Companies know the roles their brands play in select categories and the need to align with shifts in customer needs – store by store – and in local consumer demand. They work more purposefully and positively to protect their brand sales, profits, and market position. And in this new paradigm, everyone who touches a store on behalf of a brand is capturing data that can help CPGs make better strategic and tactical decisions. Better on-shelf brand display is an aspiration shared by CPG manufacturers, so it makes sense that any opportunity to optimize shelf presence is in everybody’s best interest.

DSD must transcend the barriers imposed by rigid roles that have traditionally isolated the tasks of drivers, sales reps and merchandisers. Not only can drivers now do more in store, they can alert supervisors and central headquarters, as well as sales representatives and merchandisers in their regions, to any field situation they observe that requires prompt attention. Schedules can be reprioritized in real-time based on a constant flow of in-store information. DSD brands follow one of three sales and merchandising models: the driver does all tasks in one store visit; or two-tier (sales representatives take the orders, drivers deliver the next day, the rep returns to the store days later to build displays and merchandise); or pre-sales (sales representative schedules an order to be delivered and merchandised days later).

Empowering DSD personnel to play an integral part in brand health provides field managers with more options for improving in-store performance. They’ll also use the greater information power to collaborate with retailers on multiple levels as to:

  • Leverage DSD capabilities to enhance in-store merchandising
  • Coordinate with retailer marketing departments to “unbundle consumer insights and bright both the innovation and consumer demand to life at the shelf”
  • Drive sales, improve stock rotation and ease product choice in the store, and reduce unsaleables

As food and beverage distribution outlets expand in numbers, DSD brands will be pressed to service more stores more expediently – and they’ll aim more intently to optimize routes and in-store tasks. The ability to augment POS data with near real-time insights on in-store conditions puts DSD brands in an optimal information state to deliver the customization retailers seek. Brands that consistently bring stores this edge often earn a warm seat at the category leadership table. This gives companies the ability to optimize the value of their mobile representatives by integrating on-road and in-store activities to best address their customer needs and business goals.

As CPG companies move to replace and update expiring technologies, more of them think broadly about ways to produce more within their organizations, drive costs down, build program compliance and share essential data quickly.

The fast pace of technology advances keeps CPGs seeking more robust solutions for their DSD teams.

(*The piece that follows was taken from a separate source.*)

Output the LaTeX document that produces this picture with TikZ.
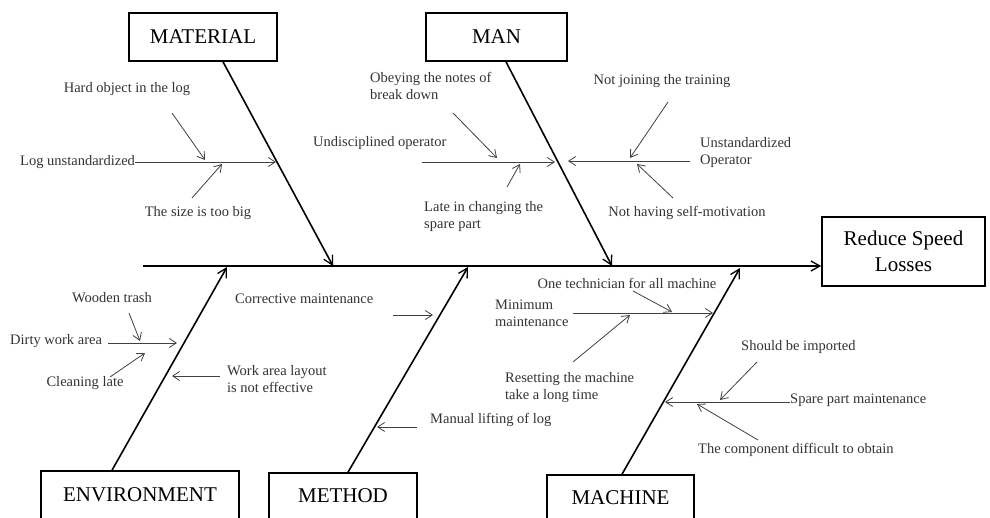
\documentclass[tikz,border=0pt]{standalone}
\usepackage{fontspec}
\setmainfont{Liberation Serif}
\usetikzlibrary{arrows.meta}
\begin{document}
\begin{tikzpicture}[x=1pt,y=-1pt,
  box/.style={draw, line width=1.6pt, inner sep=0pt, font=\fontsize{21}{26}\selectfont, align=center},
  lbl/.style={inner sep=0pt, font=\fontsize{14.5}{17}\selectfont, text=black!80, align=left},
  bone/.style={line width=1.6pt, -{Straight Barb[length=9pt,width=10pt,line width=1.3pt]}},
  sub/.style={line width=0.8pt, draw=black!75, -{Straight Barb[length=7pt,width=9pt,line width=0.8pt]}}
]
\useasboundingbox (0,0) rectangle (990,518);
\clip (0,0) rectangle (990,518);
% boxes
\node[box, minimum width=148pt, minimum height=48pt] (mat) at (203,37) {MATERIAL};
\node[box, minimum width=141pt, minimum height=48pt] (man) at (496.5,37) {MAN};
\node[box, minimum width=163pt, minimum height=69pt] (rsl) at (903.5,251.5) {Reduce Speed\\Losses};
\node[box, minimum width=198pt, minimum height=52pt] (env) at (140,497) {\raisebox{4pt}{ENVIRONMENT}};
\node[box, minimum width=148pt, minimum height=52pt] (meth) at (343,499) {\raisebox{6pt}{METHOD}};
\node[box, minimum width=147pt, minimum height=52pt] (mach) at (620.5,501) {\raisebox{6pt}{MACHINE}};
% spine
\coordinate (spL) at (143,266);
\draw[bone] (spL) -- (spL -| rsl.west);
% main bones
\coordinate (matT) at (333,266);
\coordinate (manT) at (612,266);
\coordinate (envT) at (227,267);
\coordinate (methT) at (468,267);
\coordinate (machT) at (740,268);
\draw[bone] ([xshift=20pt]mat.south) -- (matT);
\draw[bone] ([xshift=9.5pt]man.south) -- (manT);
\draw[bone] ([xshift=-28pt]env.north) -- (envT);
\draw[bone] ([xshift=5pt]meth.north) -- (methT);
\draw[bone] ([xshift=1.5pt]mach.north) -- (machT);
% ---------- MATERIAL
\node[lbl] (hard) at (127,89) {Hard object in the log};
\node[lbl, anchor=west] (logu) at (20,162) {Log unstandardized};
\node[lbl] (size) at (198,213) {The size is too big};
\coordinate (m1b) at (276,162);
\draw[sub] (logu.east) -- (logu.east -| m1b);
\coordinate (h1) at (172,113); \coordinate (h2) at (205,160);
\draw[sub] (h1) -- (h2);
\coordinate (s1) at (192,198); \coordinate (s2) at (222,164);
\draw[sub] (s1) -- (s2);
% ---------- MAN
\node[lbl, anchor=west] (obey) at (370,85.5) {Obeying the notes of\\break down};
\node[lbl, anchor=west] (undis) at (313,143) {Undisciplined operator};
\node[lbl, anchor=west] (late) at (424,216.5) {Late in changing the\\spare part};
\node[lbl] (notj) at (662,81) {Not joining the training};
\node[lbl, anchor=west] (unst) at (700,152.5) {Unstandardized\\Operator};
\node[lbl] (noth) at (687,213) {Not having self-motivation};
\coordinate (ml1) at (422,162); \coordinate (ml2) at (555,162);
\draw[sub] (ml1) -- (ml2);
\coordinate (mr1) at (690,161); \coordinate (mr2) at (568,161);
\draw[sub] (mr1) -- (mr2);
\coordinate (o1) at (453,113); \coordinate (o2) at (497,158);
\draw[sub] (o1) -- (o2);
\coordinate (l1) at (507,187); \coordinate (l2) at (520,164);
\draw[sub] (l1) -- (l2);
\coordinate (j1) at (668,102); \coordinate (j2) at (630,158);
\draw[sub] (j1) -- (j2);
\coordinate (n1) at (673,198); \coordinate (n2) at (637,164);
\draw[sub] (n1) -- (n2);
% ---------- ENVIRONMENT
\node[lbl] (wood) at (112,298) {Wooden trash};
\node[lbl, anchor=west] (dirty) at (10,341) {Dirty work area};
\node[lbl] (clean) at (85,383) {Cleaning late};
\node[lbl, anchor=west] (work) at (227,379) {Work area layout\\is not effective};
\coordinate (d1) at (108,343); \coordinate (d2) at (177,343);
\draw[sub] (d1) -- (d2);
\coordinate (w1) at (129,313); \coordinate (w2) at (140,341);
\draw[sub] (w1) -- (w2);
\coordinate (c1) at (110,377); \coordinate (c2) at (145,353);
\draw[sub] (c1) -- (c2);
\coordinate (wa1) at (220,376); \coordinate (wa2) at (172,376);
\draw[sub] (wa1) -- (wa2);
% ---------- METHOD
\node[lbl, anchor=west] (corr) at (235,299) {Corrective maintenance};
\node[lbl, anchor=west] (manual) at (430,420) {Manual lifting of log};
\coordinate (co1) at (393,315); \coordinate (co2) at (433,315);
\draw[sub] (co1) -- (co2);
\coordinate (ma1) at (417,427); \coordinate (ma2) at (377,427);
\draw[sub] (ma1) -- (ma2);
% ---------- MACHINE
\node[lbl] (onet) at (627,283) {One technician for all machine};
\node[lbl, anchor=west] (mini) at (495,313.5) {Minimum\\maintenance};
\node[lbl, anchor=west] (reset) at (505,387.5) {Resetting the machine\\take a long time};
\node[lbl, anchor=west] (should) at (741,347) {Should be imported};
\node[lbl, anchor=west] (spare) at (790,400) {Spare part maintenance};
\node[lbl, anchor=west] (comp) at (698,450) {The component difficult to obtain};
\coordinate (mi1) at (573,313); \coordinate (mi2) at (713,313);
\draw[sub] (mi1) -- (mi2);
\coordinate (ot1) at (633,291); \coordinate (ot2) at (672,312);
\draw[sub] (ot1) -- (ot2);
\coordinate (r1) at (573,362); \coordinate (r2) at (630,315);
\draw[sub] (r1) -- (r2);
\coordinate (sp2) at (665,402);
\draw[sub] (spare.west |- sp2) -- (sp2);
\coordinate (sh1) at (757,362); \coordinate (sh2) at (720,400);
\draw[sub] (sh1) -- (sh2);
\coordinate (cp1) at (758,440); \coordinate (cp2) at (697,404);
\draw[sub] (cp1) -- (cp2);
\end{tikzpicture}
\end{document}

Devices with capabilities on this checklist will equip brands with the informational power and industrial engineering their teams need in the field:

  • Well-supported sales and merchandising functions, such as compliance, distribution and share-of-shelf checks, competitor price checks, shelf resets, consumer intercept surveys, delivery and invoices
  • Web-based integration with SAP to ensure invoice prices are 100% accurate based on back-end systems
  • Pre-sales functions
  • DSD solutions on a ruggedized PDA/smartphone
  • Choice of tablet or laptop, which is sales and merchandising focused
  • Choice of a cell phone for simpler field condition audits
  • The ability to barcode scan the outside of case cartons
  • Modern, scalable architecture that could fill needs for the next decade
  • Rapid deployment

DSD not only allows companies to blend the activities performed by delivery drivers, it also allows the driver’s role to be integrated into an end-to-end field operations process. By using mobile technologies and applications that interact across field managers, sales reps, in-store merchandisers and drivers, companies can respond more quickly to brand performance issues in the field. These may be related to out-of-stocks, new product launches, in-store promotions and point-of-sale display, share of shelf or competitor activity. Coordinating field team members to address these issues in a timely manner (that can have a positive remedial impact on revenue and brand performance) is a significant challenge.

New thinking about the role of the delivery driver as an agent of in-store brand presence – and of DSD as an integral part of the consumer demand chain – can be a powerful lever for competitive advantage.

This kind of thinking is no longer just wishful. The availability of powerful handheld devices, Tablets, Smartphones, high-speed mobile networks and innovative applications provide the tools that can drive game-changing initiatives and uncover new opportunities for forward-thinking companies with DSD.